In engineering the materials used for such DSA patterning methods, the pitch of the features formed is controlled not by the lithographic techniques used to form the guide patterns, but instead are determined by the molecular weights of the blocks formed in the copolymers. This allows synthetic control over feature sizes which can be tightly determined using for example modern living polymerization methods, and this ultimately is the critical advantage that allows DSA methods to surpass the diffraction limits of state-of-the-art lithographic processes. However, this also means that any small desired variation in feature size using DSA of pure block copolymers must be accomplished by synthesizing new block copolymers targeted for that new feature size. It also means that exquisite molecular weight control is required to yield useful batches of copolymer targeted at specific pattern feature sizes as any variation in molecular weight of the block copolymer directly translates into feature size changes in the resulting assembled block copolymer film pattern. It is therefore of interest to explore methods whereby adjustments or variations in the pattern (i.e. morphology) pitch that can be achieved with a given block copolymer can be made. Two such methods that are straightforward to imagine are: (1) addition of homopolymer of one or more blocks in the copolymer and (2) blending of block copolymers of different molecular weight. The first methods offers the advantage that in principle it should be possible to vary somewhat independently the size of the different domains in the resulting morphology (e.g. the size of the two different lamellae domains forms in a lamellae forming diblock copolymer could be independently adjusted while the overall pitch of the pattern is also modified through addition of different amounts of homopolymer of the two blocks constituting the block copolymer). However, the effect of the addition of such homopolymer additives is not obvious given the different types of interactions and constraints in the material system for homopolymer as compared to the block copolymer. The goal of the work reported here is to elucidate the effect of such homopolymer addition on the lithographically relevant characteristics of block copolymer DSA processes.
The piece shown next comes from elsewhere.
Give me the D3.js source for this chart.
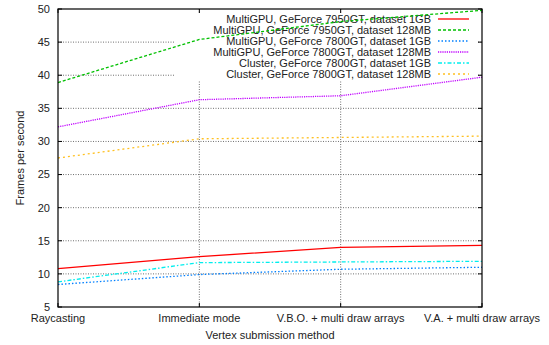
<!DOCTYPE html>
<html>
<head>
<meta charset="utf-8">
<script src="https://cdn.jsdelivr.net/npm/d3@7"></script>
<style>
  body { margin: 0; background: #fff; }
  svg { display: block; font-family: "Liberation Sans", Arial, sans-serif; }
  .line { fill: none; }
</style>
</head>
<body>
<svg></svg>
<script>
// categories on the x axis
var methods = ["Raycasting", "Immediate mode", "V.B.O. + multi draw arrays", "V.A. + multi draw arrays"];

// frames per second
var multi7950_1GB   = [10.8, 12.6, 14.0, 14.3];
var multi7950_128MB = [38.9, 45.4, 48.1, 49.8];
var multi7800_1GB   = [8.4, 9.9, 10.7, 11.0];
var multi7800_128MB = [32.2, 36.3, 36.9, 39.7];
var cluster_1GB     = [8.8, 11.7, 11.8, 11.9];
var cluster_128MB   = [27.5, 30.4, 30.6, 30.8];

var seriesNames = [
  "MultiGPU, GeForce 7950GT, dataset 1GB",
  "MultiGPU, GeForce 7950GT, dataset 128MB",
  "MultiGPU, GeForce 7800GT, dataset 1GB",
  "MultiGPU, GeForce 7800GT, dataset 128MB",
  "Cluster, GeForce 7800GT, dataset 1GB",
  "Cluster, GeForce 7800GT, dataset 128MB"
];
var yTicks = [5, 10, 15, 20, 25, 30, 35, 40, 45, 50];

var series = [multi7950_1GB, multi7950_128MB, multi7800_1GB, multi7800_128MB, cluster_1GB, cluster_128MB];
var colors = ["#ff0000", "#00c000", "#0080ff", "#c000ff", "#00eeee", "#ffc020"];
var dashes = [null, "3,2", "1.5,2", "1.2,1", "4,2,1.5,2", "2,3"];

var svgWidth = 549, svgHeight = 345;
var margin = { top: 9, right: 67, bottom: 38, left: 58 };
var width = svgWidth - margin.left - margin.right;
var height = svgHeight - margin.top - margin.bottom;

var svg = d3.select("svg")
  .attr("width", svgWidth)
  .attr("height", svgHeight);

var g = svg.append("g")
  .attr("transform", "translate(" + margin.left + "," + margin.top + ")");

var x = d3.scalePoint().domain(methods).range([0, width]);
var y = d3.scaleLinear().domain([5, 50]).range([height, 0]);

// grid
g.append("g")
  .selectAll("line")
  .data(yTicks.slice(1, -1))
  .enter().append("line")
  .attr("x1", 0).attr("x2", width)
  .attr("y1", d => y(d)).attr("y2", d => y(d))
  .attr("stroke", "#707070")
  .attr("stroke-width", 1)
  .attr("stroke-dasharray", "1,1.5");

g.append("g")
  .selectAll("line")
  .data(methods.slice(1, -1))
  .enter().append("line")
  .attr("x1", d => x(d)).attr("x2", d => x(d))
  .attr("y1", 0).attr("y2", height)
  .attr("stroke", "#707070")
  .attr("stroke-width", 1)
  .attr("stroke-dasharray", "1,1.5");

// ticks, mirrored on all four sides
g.append("g").selectAll("path")
  .data(yTicks)
  .enter().append("path")
  .attr("d", d => "M0," + y(d) + "h4M" + width + "," + y(d) + "h-4")
  .attr("stroke", "#000");
g.append("g").selectAll("path")
  .data(methods)
  .enter().append("path")
  .attr("d", d => "M" + x(d) + "," + height + "v-4M" + x(d) + ",0v4")
  .attr("stroke", "#000");

// legend background covers the grid
var legend = g.append("g");
legend.append("rect")
  .attr("x", 117).attr("y", 4)
  .attr("width", 303).attr("height", 67)
  .attr("fill", "#fff");

seriesNames.forEach(function(name, i) {
  var ly = 10 + i * 11;
  legend.append("text")
    .attr("x", 373).attr("y", ly)
    .attr("dy", "0.35em")
    .attr("text-anchor", "end")
    .attr("font-size", "11px")
    .attr("fill", "#222")
    .text(name);
  legend.append("line")
    .attr("x1", 380).attr("x2", 411)
    .attr("y1", ly).attr("y2", ly)
    .attr("stroke", colors[i])
    .attr("stroke-width", 1.3)
    .attr("stroke-dasharray", dashes[i]);
});

// data lines
var line = d3.line()
  .x((d, i) => x(methods[i]))
  .y(d => y(d));

series.forEach(function(s, i) {
  g.append("path")
    .datum(s)
    .attr("class", "line")
    .attr("stroke", colors[i])
    .attr("stroke-width", 1.3)
    .attr("stroke-dasharray", dashes[i])
    .attr("d", line);
});

// frame
g.append("rect")
  .attr("width", width).attr("height", height)
  .attr("fill", "none")
  .attr("stroke", "#000")
  .attr("stroke-width", 1.2);

// tick labels
g.append("g").selectAll("text")
  .data(yTicks)
  .enter().append("text")
  .attr("x", -8).attr("y", d => y(d))
  .attr("dy", "0.35em")
  .attr("text-anchor", "end")
  .attr("font-size", "11px")
  .attr("fill", "#222")
  .text(d => d);

g.append("g").selectAll("text")
  .data(methods)
  .enter().append("text")
  .attr("x", d => x(d)).attr("y", height + 15)
  .attr("text-anchor", "middle")
  .attr("font-size", "11px")
  .attr("fill", "#222")
  .text(d => d);

// axis titles
g.append("text")
  .attr("x", width / 2).attr("y", height + 32)
  .attr("text-anchor", "middle")
  .attr("font-size", "11px")
  .attr("fill", "#222")
  .text("Vertex submission method");

g.append("text")
  .attr("transform", "translate(" + (-34) + "," + (height / 2) + ") rotate(-90)")
  .attr("text-anchor", "middle")
  .attr("font-size", "11px")
  .attr("fill", "#222")
  .text("Frames per second");
</script>
</body>
</html>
Addition of homopolymer is already known to increase the achievable pitch of block copolymer materials, but the details of this process have not been deeply investigated. Furthermore, patterned features in integrated circuits and other possible applications are not all spaced by distances equal to the feature size of interest (i.e. not all patterns are so-called 1:1 patterns), and thus may exist at more complex geometries and pattern size ratios than allowed by standard di-block copolymer self-assembly may allow. The addition of homopolymer to the block copolymer not only allows for an increase in the overall pitch of the repeating morphology, but the addition of different amounts of the homopolymer constituents of the block copolymer can allow for variation in the domain sizes of a morphology (e.g. it is possible to achieve lamellae patterns where the lamellae widths are not equal even though a 50:50 volume fraction diblock copolymer is used for the assembly). This allows for formation of non-equal block copolymer pattern domain feature sizes in morphologies not achievable by the block copolymer alone (e.g. it may be possible to go to different domain size ratios in a lamellae forming diblock copolymer) that if attempted from a single diblock copolymer would result in phase transition to different morphologies such as transitioning from lamellae to cylinder phases when varying to far from 50:50 volume fraction blocks. In this work, coarse grained molecular dynamics simulations have been used to probe the effect that asymmetric homopolymer addition has important DSA patterning behaviors and pattern characteristics. For example, the effect of homopolymer addition on the line edge- and line width roughness (LER/LWR) of lamellae forming BCPs has been probed as a function of both homopolymer to block copolymer loading and as a function of varying the ratio of the two homopolymers that are constituents of the block copolymer. The limits of such processes, in the form of effective process windows, will be presented and the general trade-offs presented by such processes will be discussed.